The DLSE agreed with the U.S. Department of Labor’s interpretation that no salary deduction is permitted for partial-day absences if the employee’s eligibility for vacation has not vested, or the employee has exhausted all accrued vacation. However, the DLSE deviated from the federal rule regarding the use of accrued time by opining that employees could not be required to use vacation time in partial-day increments without violating the state’s salary basis test.

In its advice letter, the DLSE concluded that “state law does not permit the deduction of accrued vacation or PTO when the employer already has an independent obligation to pay the exempt employee’s salary.” This reasoning constituted the foundation for the DLSE’s finding that, in contrast to federal law, exempt employees in California could not be allowed or required to use accrued vacation in partial-day increments.

As discussed above, in Conley, the First District Court of Appeal disagreed with the DLSE’s interpretation and declined to follow the August 30, 2002, advice letter. The court addressed an internal memorandum written by former California Labor Commissioner Donna Dell in May 2005, withdrawing the August 30, 2002, letter. Ms. Dell’s May 31, 2005, memorandum recognized that an exempt employee cannot be subject to a partial-day deduction of salary for hours not worked without jeopardizing the employee’s exempt status. However, the memorandum also opined that employers can lawfully deduct accrued vacation time from exempt employees for partial-day absences.

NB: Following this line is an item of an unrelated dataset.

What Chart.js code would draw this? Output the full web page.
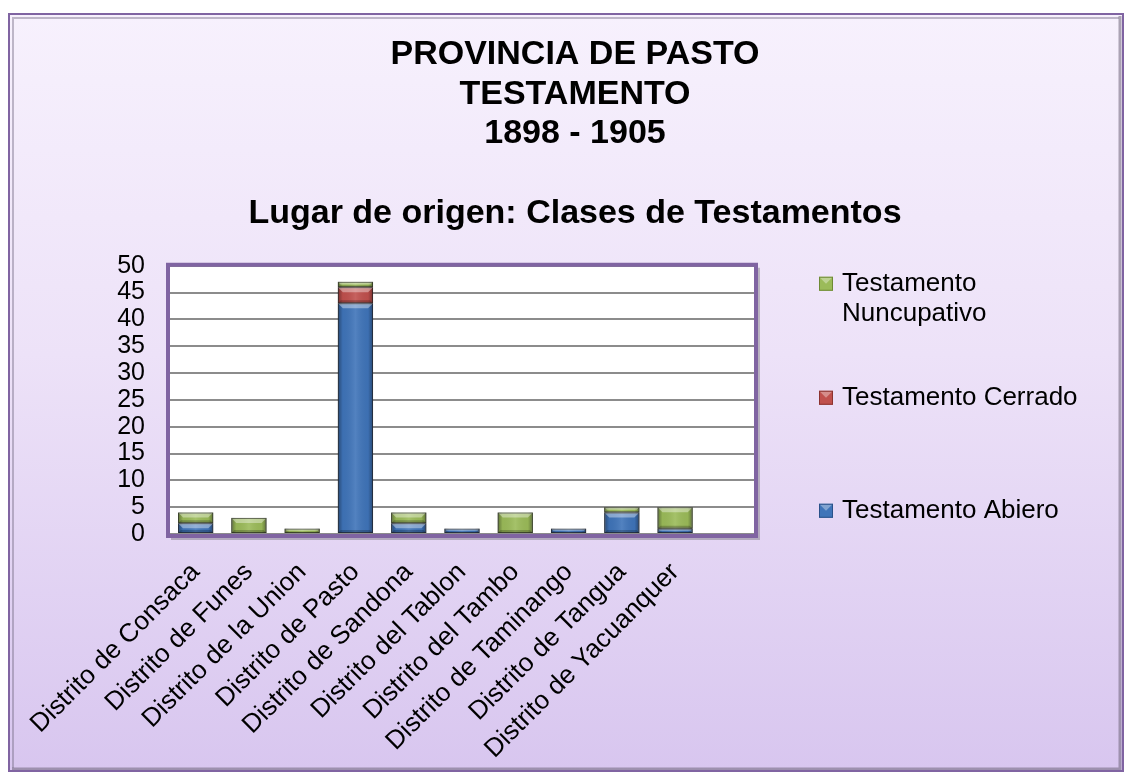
<!DOCTYPE html>
<html><head><meta charset="utf-8">
<script src="https://cdn.jsdelivr.net/npm/chart.js@4.4.1/dist/chart.umd.min.js"></script>
<style>html,body{margin:0;padding:0;background:#fff;overflow:hidden}#wrap{width:1132px;height:776px;position:relative}canvas{display:block}</style>
</head><body><div id="wrap"><canvas id="c" width="1132" height="776"></canvas></div>
<script>
// ---- data ----
const categories = ['Distrito de Consaca','Distrito de Funes','Distrito de la Union','Distrito de Pasto','Distrito de Sandona','Distrito del Tablon','Distrito del Tambo','Distrito de Taminango','Distrito de Tangua','Distrito de Yacuanquer'];
const abierto     = [2, 0, 0, 43, 2, 1, 0, 1, 4, 1];
const cerrado     = [0, 0, 0,  3, 0, 0, 0, 0, 0, 0];
const nuncupativo = [2, 3, 1,  1, 2, 0, 4, 0, 1, 4];
const seriesNames = ['Testamento Abiero', 'Testamento Cerrado', 'Testamento Nuncupativo'];
const titleLines = ['PROVINCIA DE PASTO', 'TESTAMENTO', '1898 - 1905'];
const subtitleText = 'Lugar de origen: Clases de Testamentos';
const yMin = 0, yMax = 50, yStep = 5;

const FONT = "'Liberation Sans', Arial, Helvetica, sans-serif";
const colors = {
  fill:   ['#3f74b9', '#c0504d', '#9bbb59'],
  border: ['#2a5189', '#8c3330', '#6e8a35']
};

// background + plot frame
const bgPlugin = {
  id: 'bg',
  beforeDraw(chart) {
    const ctx = chart.ctx, W = chart.width, H = chart.height, a = chart.chartArea;
    ctx.save();
    ctx.fillStyle = '#ffffff';
    ctx.fillRect(0, 0, W, H);
    const g = ctx.createLinearGradient(0, 13, 0, 771);
    g.addColorStop(0, '#f7f1fd');
    g.addColorStop(0.45, '#ede2f8');
    g.addColorStop(1, '#d8c6ef');
    ctx.fillStyle = g;
    ctx.fillRect(9, 14, W - 18, 757);
    ctx.strokeStyle = 'rgba(120,110,135,0.45)';
    ctx.lineWidth = 2;
    ctx.beginPath();
    ctx.moveTo(13, 768); ctx.lineTo(13, 18); ctx.lineTo(W - 13, 18);
    ctx.stroke();
    ctx.strokeStyle = 'rgba(110,100,120,0.55)';
    ctx.lineWidth = 3;
    ctx.beginPath();
    ctx.moveTo(12, 769); ctx.lineTo(W - 12, 769); ctx.lineTo(W - 12, 16);
    ctx.stroke();
    ctx.strokeStyle = '#8064a2';
    ctx.lineWidth = 2;
    ctx.strokeRect(9, 14, W - 18, 757);
    ctx.fillStyle = 'rgba(90,90,90,0.35)';
    ctx.fillRect(a.left + 2, a.top + 2, a.right - a.left + 3, a.bottom - a.top + 4);
    ctx.fillStyle = '#ffffff';
    ctx.fillRect(a.left, a.top, a.right - a.left, a.bottom - a.top);
    ctx.restore();
  },
  beforeDatasetsDraw(chart) {
    const ctx = chart.ctx, a = chart.chartArea;
    ctx.save();
    ctx.strokeStyle = '#8064a2';
    ctx.lineWidth = 4;
    ctx.strokeRect(a.left - 1, a.top - 1, a.right - a.left + 2, a.bottom - a.top + 3);
    ctx.restore();
  }
};

// bevelled bar look, drawn on top of the library's bar elements
const bevelPlugin = {
  id: 'bevel',
  afterDatasetsDraw(chart) {
    const ctx = chart.ctx;
    ctx.save();
    chart.data.datasets.forEach((ds, di) => {
      const meta = chart.getDatasetMeta(di);
      if (meta.hidden) return;
      meta.data.forEach(el => {
        const p = el.getProps(['x', 'y', 'base', 'width'], true);
        const left = p.x - p.width / 2, w = p.width;
        const top = Math.min(p.y, p.base), bot = Math.max(p.y, p.base);
        const h = bot - top;
        if (!(h > 0.5)) return;
        const g = ctx.createLinearGradient(left, 0, left + w, 0);
        g.addColorStop(0, 'rgba(0,0,0,0.38)');
        g.addColorStop(0.14, 'rgba(0,0,0,0.04)');
        g.addColorStop(0.5, 'rgba(255,255,255,0.10)');
        g.addColorStop(0.86, 'rgba(0,0,0,0.04)');
        g.addColorStop(1, 'rgba(0,0,0,0.38)');
        ctx.fillStyle = g;
        ctx.fillRect(left, top, w, h);
        const b = Math.min(5, h / 2);
        ctx.fillStyle = 'rgba(255,255,255,0.38)';
        ctx.beginPath();
        ctx.moveTo(left, top); ctx.lineTo(left + w, top);
        ctx.lineTo(left + w - b, top + b); ctx.lineTo(left + b, top + b);
        ctx.closePath(); ctx.fill();
        ctx.fillStyle = 'rgba(0,0,0,0.22)';
        ctx.beginPath();
        ctx.moveTo(left, bot); ctx.lineTo(left + w, bot);
        ctx.lineTo(left + w - b * 0.6, bot - b * 0.6); ctx.lineTo(left + b * 0.6, bot - b * 0.6);
        ctx.closePath(); ctx.fill();
        ctx.strokeStyle = 'rgba(40,40,40,0.55)';
        ctx.lineWidth = 1;
        ctx.strokeRect(left + 0.5, top + 0.5, w - 1, h - 1);
      });
    });
    ctx.restore();
  }
};

// legend on the right (reverse order, wrapped text)
const legendPlugin = {
  id: 'sideLegend',
  afterDraw(chart) {
    const ctx = chart.ctx, a = chart.chartArea;
    const boxX = a.right + 64, textX = a.right + 87, maxW = 272, lineH = 30;
    const offsets = [18, 132, 245];
    ctx.save();
    ctx.font = '26px ' + FONT;
    ctx.textBaseline = 'middle';
    ctx.textAlign = 'left';
    const order = chart.data.datasets.map((d, i) => i).reverse();
    order.forEach((di, k) => {
      const ds = chart.data.datasets[di];
      const words = ds.label.split(' ');
      const lines = [];
      let cur = '';
      words.forEach(wd => {
        const t = cur ? cur + ' ' + wd : wd;
        if (ctx.measureText(t).width > maxW && cur) { lines.push(cur); cur = wd; } else cur = t;
      });
      lines.push(cur);
      const cy = a.top + offsets[k];
      const s = 14, bx = boxX, by = cy - s / 2;
      ctx.fillStyle = ds.backgroundColor;
      ctx.fillRect(bx, by, s, s);
      ctx.fillStyle = 'rgba(255,255,255,0.35)';
      ctx.beginPath(); ctx.moveTo(bx, by); ctx.lineTo(bx + s, by); ctx.lineTo(bx + s / 2, by + s / 2); ctx.closePath(); ctx.fill();
      ctx.strokeStyle = ds.borderColor; ctx.lineWidth = 1;
      ctx.strokeRect(bx + 0.5, by + 0.5, s - 1, s - 1);
      ctx.fillStyle = '#000';
      lines.forEach((ln, li) => ctx.fillText(ln, textX, cy + li * lineH));
    });
    ctx.restore();
  }
};

const seriesData = [abierto, cerrado, nuncupativo];
const chart = new Chart(document.getElementById('c'), {
  type: 'bar',
  data: {
    labels: [...categories, ''],
    datasets: seriesNames.map((name, i) => ({
      label: name,
      data: seriesData[i],
      backgroundColor: colors.fill[i],
      borderColor: colors.border[i],
      borderWidth: 1,
      borderSkipped: false,
      yAxisID: 'y',
      categoryPercentage: 1,
      barPercentage: 0.66
    }))
  },
  options: {
    responsive: false,
    devicePixelRatio: 1,
    animation: false,
    layout: { padding: { left: 18, right: 0, top: 0, bottom: 0 } },
    plugins: {
      legend: { display: false },
      tooltip: { enabled: false },
      title: {
        display: true, text: titleLines, color: '#000',
        font: { family: FONT, size: 34, weight: 'bold', lineHeight: 1.16 },
        padding: { top: 35, bottom: 0 }
      },
      subtitle: {
        display: true, text: subtitleText, color: '#000',
        font: { family: FONT, size: 34, weight: 'bold', lineHeight: 1.16 },
        padding: { top: 41, bottom: 32 }
      }
    },
    scales: {
      x: {
        stacked: true,
        grid: { display: false, drawTicks: false },
        border: { display: false },
        ticks: {
          color: '#000', font: { family: FONT, size: 26 },
          maxRotation: 45, minRotation: 45, autoSkip: false,
          padding: 23, labelOffset: 0
        },
        afterFit(s) { s.height = 242; }
      },
      y: {
        stacked: true, min: yMin, max: yMax,
        grid: { color: '#8c8c8c', lineWidth: 2, drawTicks: false },
        border: { display: false },
        ticks: { stepSize: yStep, autoSkip: false, color: '#000', font: { family: FONT, size: 25 }, padding: 24 },
        afterFit(s) { s.width = 151; }
      },
      yRight: {
        type: 'linear', position: 'right', display: true,
        grid: { display: false, drawTicks: false },
        border: { display: false },
        ticks: { display: false },
        afterFit(s) { s.width = 377; }
      }
    }
  },
  plugins: [bgPlugin, bevelPlugin, legendPlugin]
});
</script></body></html>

Interestingly, the recently revised DLSE “Enforcement Policies and Interpretations Manual” seems to be at odds with Ms. Dell’s memorandum and the Conley decision. The Manual provides that deductions cannot be made for partial-day absences from “vested wages,” and explicitly prohibits the use of accrued vacation to “pay for” partial-day absences.

Practical Tips for Employers

The Conley decision was not appealed to the California Supreme Court and remains binding precedent. Employers should therefore review their vacation policies and practices to ensure consistency with the decision, keeping in mind the DLSE’s seemingly contrary interpretation.